Loxanthocereus sextonianus is a species of Loxanthocereus found in Peru.
==Description==
Loxanthocereus sextonianus grows as a shrub with mostly prostrate, underground shoots and reaches lengths of up to 1.5 meters with diameters of 3 centimeters with 13 ribs. The areoles on the stem are small and close together with thin, radiating spines are pink to yellow to brown. The spines are difficult to distinguish between central and radial spines. The 1 to 3 central spines are up to 3 centimeters long, the 8 to 30 radial spines are up to 5 millimeters long.
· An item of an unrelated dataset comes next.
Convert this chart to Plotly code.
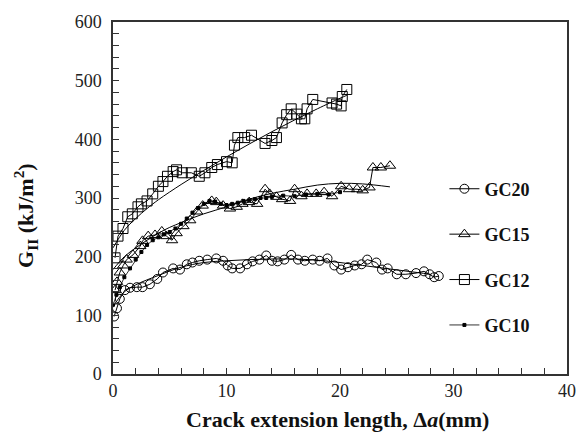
import plotly.graph_objects as go

# ---------------- data ----------------
gc20_x = [0.1,0.35,0.6,1.05,1.5,2.1,2.6,3.25,3.9,4.4,5.3,5.9,6.5,7.0,7.6,8.3,9.1,9.7,10.1,10.5,
          11.2,11.8,12.3,12.9,13.5,14.0,14.5,15.1,15.7,16.3,16.9,17.6,18.2,18.9,19.5,20.1,20.7,
          21.3,21.9,22.4,23.2,23.7,24.2,25.0,25.8,26.7,27.4,27.9,28.3,28.7]
gc20_y = [98,112,128,143,147,148,148,153,162,173,180,178,187,190,193,195,197,193,185,180,
          180,187,192,195,202,193,192,195,203,195,193,195,193,197,185,178,182,
          185,187,195,190,178,180,170,170,172,175,170,165,167]

gc15_x = [0.18,0.35,0.6,0.9,1.2,1.76,2.4,2.6,3.1,3.7,4.3,4.7,5.2,5.6,6.2,6.8,7.4,7.9,8.7,9.1,
          9.7,10.3,10.9,11.4,12.0,12.7,13.4,13.8,14.4,14.9,15.6,16.0,16.6,17.1,17.9,18.6,19.3,
          20.1,20.8,21.5,22.0,22.6,22.9,23.6,24.4]
gc15_y = [143,157,173,185,195,203,218,227,235,237,243,235,228,240,252,262,277,287,295,293,
          287,282,285,290,293,290,315,307,302,298,295,315,303,307,307,310,303,
          320,315,315,313,318,352,352,355]

gc12_x = [0.18,0.44,0.88,1.3,1.7,2.2,2.5,3.0,3.5,4.0,4.4,4.8,5.3,5.6,6.1,6.9,7.6,8.1,8.7,9.2,
          10.0,10.5,10.7,11.0,11.6,12.2,13.4,14.0,14.4,14.9,15.3,15.7,16.2,16.6,16.9,17.1,17.6,
          19.3,19.7,20.1,20.2,20.6]
gc12_y = [198,235,248,268,273,285,290,295,307,320,328,337,345,348,343,343,337,343,352,357,
          362,360,390,403,403,407,393,398,403,428,442,452,443,435,435,452,468,
          462,460,457,473,485]

gc10_x = [0,0.3,0.6,1.0,1.5,2.0,2.5,3.0,3.5,4.0,4.5,5.0,5.5,6.0,6.5,7.0,7.5,8.0,8.5,9.0,9.5,
          10.0,10.5,11.0,11.5,12.0,12.5,13.0,13.5,14.0,15.0,16.0,17.0,18.0,19.0,20.0]
gc10_y = [118,135,148,165,180,195,208,220,228,233,238,242,248,256,265,275,283,290,295,294,290,
          288,290,292,295,296,298,300,300,302,304,303,306,307,306,310]

# fitted trend curves
fit20_x = [0,1,2,4,6,8,10,12,14,16,18,20,22,24,26,28]
fit20_y = [115,140,152,168,182,190,193,195,196,196,194,190,185,180,175,170]
fit15_x = [0,1,2,3,4,5,6,7,8,9,10,12,14,16,18,20,22,24.4]
fit15_y = [178,200,215,228,240,250,258,266,273,279,285,298,308,315,322,325,324,319]
fit12_x = [0,1,2,3,4,6,8,10,12,14,16,18,20,20.6]
fit12_y = [215,245,265,282,297,323,347,370,392,413,433,452,470,475]

series_names = ["GC20", "GC15", "GC12", "GC10"]
x_ticks = [0, 10, 20, 30, 40]
y_ticks = [0, 100, 200, 300, 400, 500, 600]

FONT = "'Liberation Serif', 'Times New Roman', Times, serif"
fig = go.Figure()

# fit lines
for fx, fy in [(fit20_x, fit20_y), (fit15_x, fit15_y), (fit12_x, fit12_y)]:
    fig.add_trace(go.Scatter(x=fx, y=fy, mode="lines", line=dict(color="black", width=1, shape="spline"),
                             showlegend=False, hoverinfo="skip"))

data = [
    (gc20_x, gc20_y, "circle-open", 9, 1),
    (gc15_x, gc15_y, "triangle-up-open", 10, 1),
    (gc12_x, gc12_y, "square-open", 10, 1),
    (gc10_x, gc10_y, "square", 3, 0.8),
]
for name, (xs, ys, sym, sz, lw) in zip(series_names, data):
    fig.add_trace(go.Scatter(
        x=xs, y=ys, mode="lines+markers", name=name, legendgroup=name,
        line=dict(color="black", width=lw),
        marker=dict(symbol=sym, size=sz, color="black", line=dict(color="black", width=1)),
    ))

TICKFONT = dict(family=FONT, size=18, color="#222")
axis_common = dict(
    showline=True, linecolor="#333", linewidth=1.5, mirror=True,
    ticks="inside", ticklen=6, tickcolor="#333", tickwidth=1,
    showgrid=False, zeroline=False,
)
fig.update_xaxes(range=[0, 40], tickvals=x_ticks, tickfont=TICKFONT,
                 minor=dict(dtick=2, ticks="inside", ticklen=6, tickcolor="#333"),
                 **axis_common)
fig.update_yaxes(range=[0, 600], tickvals=y_ticks, ticklabelstandoff=6, tickfont=TICKFONT,
                 minor=dict(dtick=20, ticks="inside", ticklen=6, tickcolor="#333"),
                 **axis_common)

fig.update_layout(
    width=588, height=446,
    margin=dict(l=113, r=19, t=14, b=72),
    paper_bgcolor="white", plot_bgcolor="white",
    font=dict(family=FONT),
    legend=dict(x=0.73, y=0.578, xanchor="left", yanchor="top",
                font=dict(family=FONT, size=18, color="#111", weight="bold"),
                tracegroupgap=19, bgcolor="rgba(0,0,0,0)"),
    annotations=[
        dict(text="<b>Crack extension length, Δ<i>a</i>(mm)</b>", xref="paper", yref="paper",
             x=0.495, y=-0.128, xanchor="center", yanchor="middle", showarrow=False,
             font=dict(family=FONT, size=22, color="#111")),
        dict(text="<b>G<sub>II</sub> (kJ/m<sup>2</sup>)</b>", xref="paper", yref="paper",
             x=-0.193, y=0.45, xanchor="center", yanchor="middle", showarrow=False, textangle=-90,
             font=dict(family=FONT, size=22, color="#111")),
    ],
)

fig.write_html("out.html")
The heavily crooked, red flowers are 5 to 6 centimeters (rarely up to 8 centimeters) long. Its pericarpel and flower tube are loosely furred brown. The more or less spherical, green fruits reach a diameter of 1.5 to 2 centimeters.
==Distribution==
Loxanthocereus sextonianus is widespread in the Peruvian regions of Ica, Ayacucho and Arequipa at altitudes of 200 to 1500 meters.
==Taxonomy==
The first description as Erdisia sextoniana was made in 1936 by Curt Backeberg. Myron William Kimnach placed the species in the genus Borzicactus in 1960. Further nomenclature synonyms are Borzicactus sextonianus (Backeb.) Kimnach.(1931), Cereus sextonianus Backeb. (1933), Cleistocactus sextonianus (Backeb.) D.R.Hunt (2003), Echinopsis sextoniana (Backeb.) Mayta (2015).